A convite da Associação da Parada do Orgulho LGBT de São Paulo (
APOGLBT SP), o presidente da Atea, Daniel Sottomaior, proferiu um discurso sobre Estado Laico durante o evento.
Segue abaixo a íntegra do discurso:
DISCURSO DO PRESIDENTE DA ATEA NA 21ª PARADA DO ORGULHO LGBT DE SÃO PAULO
“Bom dia, pessoal!
É um grande prazer e uma honra estar com vocês aqui hoje. Esta parada é provavelmente o maior evento do mundo com pessoas reunidas, ao vivo e a cores, pedindo laicidade para o Estado. Para quem milita pela laicidade há tantos anos, como eu, esta é uma visão esplêndida. Parabéns a todos que vieram aqui pedir “laicidade de verdade”. Nenhuma religião é lei!
Minha luta pessoal em defesa da laicidade começou há mais de dez anos. As organizações GLBT foram as únicas que me deram voz na época, o que me rendeu inúmeros convites para falar sobre o tema em seminários, congressos e outros eventos. A elas devo gratidão e reconhecimento por darem a devida importância a essa causa.
Hoje em dia presido a Associação Brasileira de Ateus e Agnósticos, um grupo que tem importantes similaridades com a comunidade GLBT. Segundo uma pesquisa da Fundação Perseu Abramo, ateus são o grupo mais detestado do país. Por isso, muitos de nós também preferem ficar no armário a vida inteira. E a fonte que alimenta tanto o ódio a ateus como o ódio à diversidade sexual é o mesmo: a religião.
Por isso é tão importante manter a religião longe do Estado. No Brasil, faz muito tempo que o Estado não tem mais poder sobre a religião. Mas infelizmente, a religião continua tendo enorme poder sobre o Estado. E isso precisa acabar. O Estado não pode ser refém daqueles que estão interessados em nos marginalizar.
Em termos de laicidade, nossa constituição é um desastre. Seu preâmbulo tem uma citação religiosa. Ela estabelece o oferecimento de ensino religioso nas escolas públicas, dá imunidade fiscal para as instituições religiosas e o próprio artigo 19 que dispõe sobre a laicidade, abre uma enorme brecha para a religião sob a vaga rubrica de “interesse público”. Ora, o interesse público é laico!
E o resto da legislação brasileira não está em melhor estado. Poucas pessoas sabem, mas em 2010 o então presidente Lula assinou um acordo com a Sé de Roma (porque eu me recuso a chamá-la de santa sé). A chamada concordata com o Vaticano estabelece diversos privilégios para a igreja católica, incluindo o ensino religioso confessional em escolas públicas que está sendo questionado no Supremo.

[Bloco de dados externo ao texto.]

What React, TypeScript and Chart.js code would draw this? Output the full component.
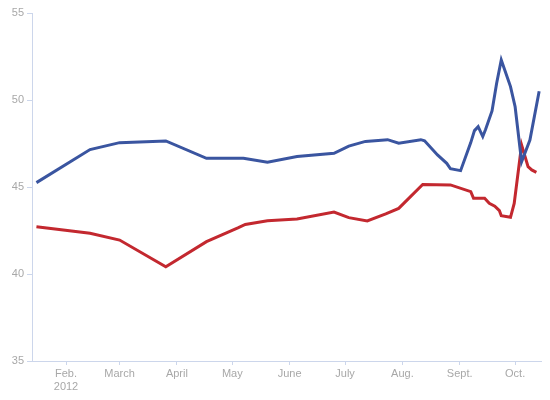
import {useEffect, useRef} from "react";
import {Chart, registerables} from "chart.js";

Chart.register(...registerables);

// day of 2012, Jan 1 = 0
const monthDays = [31, 60, 91, 121, 152, 182, 213, 244, 274];
const monthLabels: (string | string[])[] = [['Feb.', '2012'], 'March', 'April', 'May', 'June', 'July', 'Aug.', 'Sept.', 'Oct.'];
const yTicks = [35, 40, 45, 50, 55];

const blueDays = [15, 44, 60, 85, 107, 127, 140, 156, 176, 184, 193, 205, 211, 223, 225, 232, 237, 239, 244.5, 250, 252, 254, 256.5, 258, 261.5, 264, 266.5, 271.5, 274, 277.5, 282, 287];
const blueValues = [45.25, 47.15, 47.55, 47.65, 46.65, 46.65, 46.42, 46.75, 46.94, 47.35, 47.62, 47.72, 47.52, 47.72, 47.66, 46.84, 46.36, 46.05, 45.94, 47.55, 48.24, 48.47, 47.9, 48.3, 49.37, 50.96, 52.3, 50.77, 49.61, 46.45, 47.7, 50.5];

const redDays = [15, 44, 60, 85, 107, 124, 128, 140, 156, 176, 184, 194, 204, 211, 224, 239, 250, 251.5, 257.5, 260, 263, 265.5, 266.5, 271.5, 273.5, 277.5, 281, 283, 285.5];
const redValues = [42.72, 42.34, 41.95, 40.42, 41.86, 42.65, 42.85, 43.06, 43.16, 43.56, 43.24, 43.05, 43.45, 43.77, 45.15, 45.12, 44.73, 44.35, 44.35, 44.06, 43.9, 43.64, 43.35, 43.26, 44.06, 47.41, 46.17, 45.98, 45.84];

const axisColor = '#ccd6eb';
const labelColor = '#a8a8a8';

const App = () => {
    const canvasRef = useRef<HTMLCanvasElement>(null);

    useEffect(() => {
        document.body.style.margin = '0';
        const ctx = canvasRef.current;
        if (!ctx) return;

        const toPoints = (xs: number[], ys: number[]) => xs.map((x, i) => ({x, y: ys[i]}));

        const chart = new Chart(ctx, {
            type: 'line',
            data: {
                datasets: [
                    {
                        data: toPoints(blueDays, blueValues),
                        borderColor: '#3a55a0',
                        backgroundColor: '#3a55a0',
                        borderWidth: 3,
                        pointRadius: 0,
                        tension: 0,
                    },
                    {
                        data: toPoints(redDays, redValues),
                        borderColor: '#c3282f',
                        backgroundColor: '#c3282f',
                        borderWidth: 3,
                        pointRadius: 0,
                        tension: 0,
                    },
                ],
            },
            options: {
                animation: false,
                responsive: true,
                maintainAspectRatio: false,
                layout: {padding: {top: 13, right: 9, bottom: 0, left: 0}},
                plugins: {legend: {display: false}, tooltip: {enabled: false}},
                scales: {
                    x: {
                        type: 'linear',
                        min: 12.6,
                        max: 288,
                        afterBuildTicks: (axis) => {
                            axis.ticks = monthDays.map(v => ({value: v}));
                        },
                        afterFit: (axis) => {
                            axis.height = 39;
                        },
                        ticks: {
                            color: labelColor,
                            font: {family: 'Liberation Sans', size: 11},
                            padding: 2,
                            maxRotation: 0,
                            autoSkip: false,
                            callback: (value) => {
                                const i = monthDays.indexOf(Number(value));
                                return i >= 0 ? monthLabels[i] : '';
                            },
                        },
                        grid: {drawOnChartArea: false, drawTicks: true, tickLength: 4, color: axisColor},
                        border: {display: true, color: axisColor, width: 1},
                    },
                    y: {
                        min: 35,
                        max: 55,
                        afterBuildTicks: (axis) => {
                            axis.ticks = yTicks.map(v => ({value: v}));
                        },
                        afterFit: (axis) => {
                            axis.width = 32;
                        },
                        ticks: {
                            color: labelColor,
                            font: {family: 'Liberation Sans', size: 11},
                            padding: 3,
                        },
                        grid: {drawOnChartArea: false, drawTicks: true, tickLength: 5, color: axisColor},
                        border: {display: true, color: axisColor, width: 1},
                    },
                },
            },
        });
        return () => {
            chart.destroy();
        };
    }, []);

    return (
        <div style={{width: 550, height: 400, position: 'relative'}}>
            <canvas ref={canvasRef}></canvas>
        </div>
    );
};

export default App;
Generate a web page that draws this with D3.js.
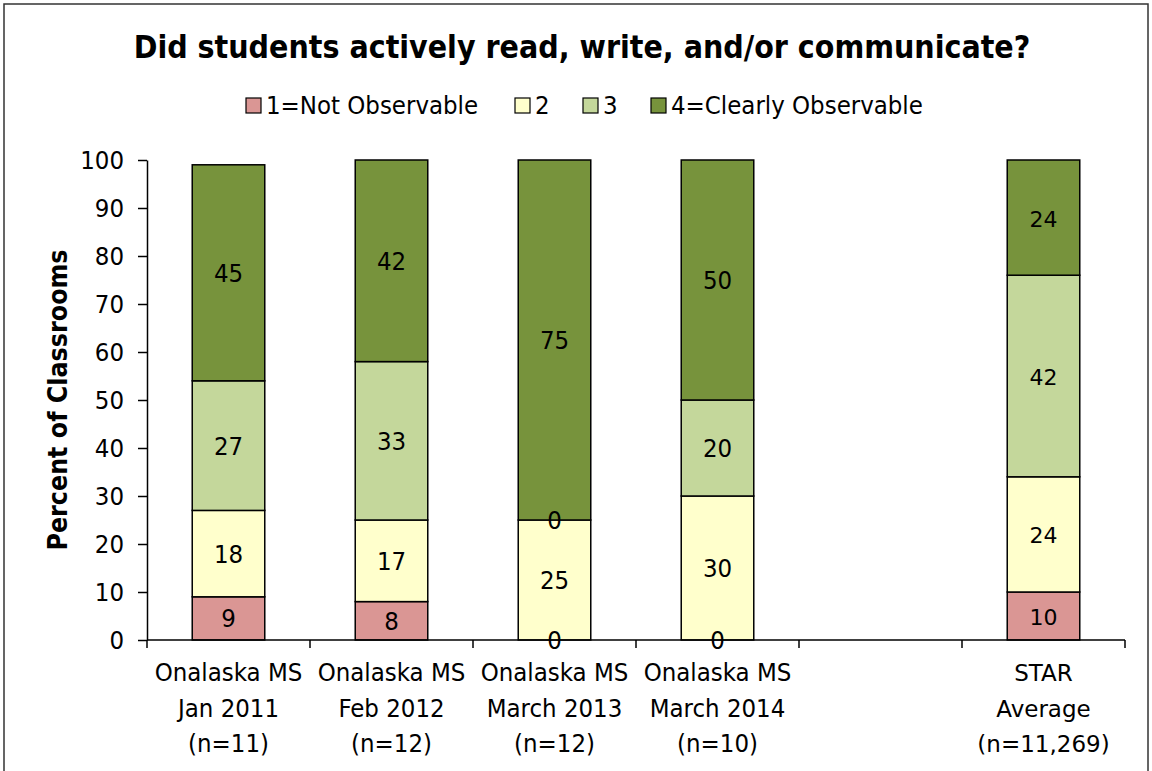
<!DOCTYPE html>
<html><head><meta charset="utf-8">
<script src="https://cdn.jsdelivr.net/npm/d3@7"></script>
<style>body{margin:0;background:#fff}svg{display:block}</style>
</head><body>
<svg id="c" width="1152" height="771"></svg>
<script>
const categories = [
  ["Onalaska MS","Jan 2011","(n=11)"],
  ["Onalaska MS","Feb 2012","(n=12)"],
  ["Onalaska MS","March 2013","(n=12)"],
  ["Onalaska MS","March 2014","(n=10)"],
  null,
  ["STAR","Average","(n=11,269)"]
];
const seriesNames = ["1=Not Observable","2","3","4=Clearly Observable"];
const seriesColors = ["#DA9694","#FFFFCC","#C4D79B","#77933C"];
const notObservable   = [9, 8, 0, 0, null, 10];
const level2          = [18, 17, 25, 30, null, 24];
const level3          = [27, 33, 0, 20, null, 42];
const clearlyObserv   = [45, 42, 75, 50, null, 24];
const yTicks = [0,10,20,30,40,50,60,70,80,90,100];

(function(){
const series = [notObservable, level2, level3, clearlyObserv];
const svg = d3.select("#c");
const fontC = "'DejaVu Sans Condensed','DejaVu Sans',sans-serif";
const fontV = "'DejaVu Sans',sans-serif";
const fs = 25.5;

// frame
svg.append("rect").attr("x",4).attr("y",4).attr("width",1144).attr("height",790)
  .attr("fill","none").attr("stroke","#333").attr("stroke-width",1.5);

const pL = 147, pR = 1125, pT = 160, pB = 640;
const x = d3.scaleBand().domain(d3.range(categories.length)).range([pL,pR]).paddingInner(0).paddingOuter(0);
const y = d3.scaleLinear().domain([0,100]).range([pB,pT]);
const bw = x.bandwidth()*0.445;

// title
const title = svg.append("text").attr("x",582).attr("y",58).attr("text-anchor","middle")
  .attr("font-family",fontC).attr("font-weight","bold").attr("font-size",27)
  .text("Did students actively read, write, and/or communicate?");
{
  const w = title.node().getComputedTextLength();
  title.attr("font-size", 27*897/w);
}

// legend
const legendX = [246, 515, 583, 651];
seriesNames.forEach((n,i)=>{
  svg.append("rect").attr("x",legendX[i]).attr("y",98).attr("width",15).attr("height",15)
    .attr("fill",seriesColors[i]).attr("stroke","#000").attr("stroke-width",1.2);
  svg.append("text").attr("x",legendX[i]+20).attr("y",114)
    .attr("font-family",fontC).attr("font-size",fs).text(n);
});

// stacked bars
const stacks = categories.map((c,ci)=>{
  let acc = 0;
  return series.map((s,si)=>{
    const v = s[ci];
    const seg = {ci, si, v, y0: acc, y1: acc + (v||0)};
    acc += (v||0);
    return seg;
  });
});
const segs = stacks.flat().filter(d=>d.v!==null);
svg.append("g").selectAll("rect").data(segs.filter(d=>d.v>0)).join("rect")
  .attr("x",d=>x(d.ci)+(x.bandwidth()-bw)/2)
  .attr("width",bw)
  .attr("y",d=>y(d.y1))
  .attr("height",d=>y(d.y0)-y(d.y1))
  .attr("fill",d=>seriesColors[d.si])
  .attr("stroke","#000").attr("stroke-width",1.5);

svg.append("g").selectAll("text").data(segs).join("text")
  .attr("x",d=>x(d.ci)+x.bandwidth()/2)
  .attr("y",d=>(y(d.y0)+y(d.y1))/2+9)
  .attr("text-anchor","middle")
  .attr("font-family",d=>d.ci===5?fontV:fontC)
  .attr("font-size",d=>d.ci===5?22:fs)
  .text(d=>d.v);

// y axis
const ya = svg.append("g").attr("transform",`translate(${pL},0)`)
  .call(d3.axisLeft(y).tickValues(yTicks).tickSize(9).tickSizeOuter(0).tickPadding(14));
ya.select(".domain").attr("stroke","#000").attr("stroke-width",1.5);
ya.selectAll(".tick line").attr("stroke","#000").attr("stroke-width",1.5);
ya.selectAll(".tick text").attr("font-family",fontC).attr("font-size",fs).attr("fill","#000").attr("dy","0.35em");

// x axis
const xa = svg.append("g").attr("transform",`translate(0,${pB})`);
xa.append("line").attr("x1",pL).attr("x2",pR).attr("stroke","#000").attr("stroke-width",1.5);
const edges = d3.range(categories.length+1).map(i=> i<categories.length ? x(i) : x(categories.length-1)+x.bandwidth());
xa.selectAll("line.t").data(edges).join("line").attr("class","t")
  .attr("x1",d=>d).attr("x2",d=>d).attr("y1",0).attr("y2",8)
  .attr("stroke","#000").attr("stroke-width",1.5);

categories.forEach((c,ci)=>{
  if(!c) return;
  const t = svg.append("text").attr("text-anchor","middle")
    .attr("font-family",ci===5?fontV:fontC).attr("font-size",ci===5?23:fs);
  c.forEach((line,li)=>{
    t.append("tspan").attr("x",x(ci)+x.bandwidth()/2).attr("y",681+li*35.5).text(line);
  });
});

// y title
svg.append("text").attr("transform","translate(67,400) rotate(-90)")
  .attr("text-anchor","middle").attr("font-family",fontC).attr("font-weight","bold")
  .attr("font-size",26.5).text("Percent of Classrooms");
})();
</script>
</body></html>
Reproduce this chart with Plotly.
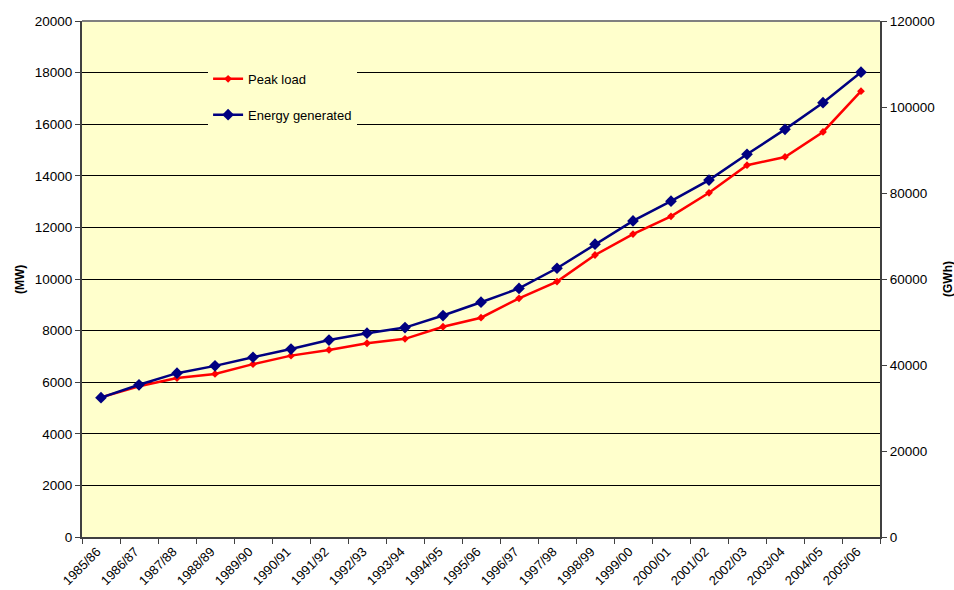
import plotly.graph_objects as go

years = ["1985/86", "1986/87", "1987/88", "1988/89", "1989/90", "1990/91",
         "1991/92", "1992/93", "1993/94", "1994/95", "1995/96", "1996/97",
         "1997/98", "1998/99", "1999/00", "2000/01", "2001/02", "2002/03",
         "2003/04", "2004/05", "2005/06"]

# Peak load in MW (left axis)
peak_load_mw = [5410, 5840, 6160, 6320, 6700, 7030, 7250, 7510, 7680, 8150,
                8500, 9250, 9900, 10930, 11740, 12430, 13340, 14410, 14730,
                15700, 17280]

# Energy generated in GWh (right axis)
energy_gwh = [32400, 35400, 38100, 39800, 41800, 43700, 45800, 47400, 48700,
              51500, 54600, 57800, 62500, 68100, 73500, 78100, 83000, 89000,
              94800, 101000, 108100]

left_ticks = [0, 2000, 4000, 6000, 8000, 10000, 12000, 14000, 16000, 18000, 20000]
left_tick_text = [str(v) for v in left_ticks]
right_ticks = [0, 20000, 40000, 60000, 80000, 100000, 120000]
right_tick_text = [str(v) for v in right_ticks]

FONT = "Liberation Sans, Arial, sans-serif"

fig = go.Figure()

fig.add_trace(go.Scatter(
    x=years, y=peak_load_mw, name="Peak load", mode="lines+markers",
    line=dict(color="#FF0000", width=2.5),
    marker=dict(symbol="diamond", size=6, color="#FF0000"),
    legendgroup="a",
))
fig.add_trace(go.Scatter(
    x=years, y=energy_gwh, name="Energy generated", mode="lines+markers",
    yaxis="y2",
    line=dict(color="#000080", width=2.5),
    marker=dict(symbol="diamond", size=9, color="#000080"),
    legendgroup="b",
))

fig.update_layout(
    template="none",
    width=954, height=590,
    margin=dict(l=82, r=74, t=21, b=52.5, autoexpand=False),
    paper_bgcolor="white",
    plot_bgcolor="#FFFFCC",
    font=dict(family=FONT, size=13, color="black"),
    showlegend=True,
    legend=dict(
        x=0.158, y=0.917, xanchor="left", yanchor="top",
        bgcolor="#FFFFCC", borderwidth=0,
        font=dict(family=FONT, size=13, color="black"),
        tracegroupgap=16, itemwidth=30,
    ),
    xaxis=dict(
        type="category", range=[-0.5, 20.5],
        tickson="boundaries", ticks="outside", ticklen=5,
        tickcolor="#404040", tickwidth=1,
        showline=True, linecolor="#404040", linewidth=2,
        showgrid=False, tickangle=-45, automargin=False,
        ticklabelshift=-4,
        tickfont=dict(family=FONT, size=13),
    ),
    yaxis=dict(
        range=[0, 20000], tickvals=left_ticks, ticktext=left_tick_text,
        ticks="outside", ticklen=5, tickcolor="#404040",
        showline=True, linecolor="#404040", linewidth=2,
        showgrid=True, gridcolor="black", gridwidth=1,
        zeroline=False, automargin=False,
        tickfont=dict(family=FONT, size=13.5),
    ),
    yaxis2=dict(
        range=[0, 120000], tickvals=right_ticks, ticktext=right_tick_text,
        overlaying="y", side="right",
        ticks="outside", ticklen=5, tickcolor="#404040",
        showline=True, linecolor="#404040", linewidth=2,
        showgrid=False, zeroline=False, automargin=False,
        tickfont=dict(family=FONT, size=13.5),
    ),
    shapes=[dict(
        type="line", xref="paper", yref="paper", x0=0, x1=1, y0=1, y1=1,
        line=dict(color="#808080", width=2), layer="above",
    )],
    annotations=[
        dict(text="<b>(MW)</b>", xref="paper", yref="paper",
             x=-0.0777, y=0.5, xanchor="center", yanchor="middle",
             textangle=-90, showarrow=False,
             font=dict(family=FONT, size=12)),
        dict(text="<b>(GWh)</b>", xref="paper", yref="paper",
             x=1.0852, y=0.5, xanchor="center", yanchor="middle",
             textangle=-90, showarrow=False,
             font=dict(family=FONT, size=12)),
    ],
)

fig.write_html("out.html")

A terceira versão do Plano Nacional dos Direitos Humanos, o PNDH-3, foi sancionada pela então presidente DIlma com um único veto: a proibição de símbolos religiosos em repartições públicas. As repartições públicas são rotineiramente utilizadas para afixação de símbolos religiosos e até para cultos religiosos. Existe uma profusão de feriados nacionais, estaduais e municipais de caráter religioso. E há rios de dinheiro correndo dos cofres públicos para patrocinar praças da bíblia, monumentos dizendo que “esta cidade é do senhor jesus”, shows religiosos e todo tipo de interesse religioso.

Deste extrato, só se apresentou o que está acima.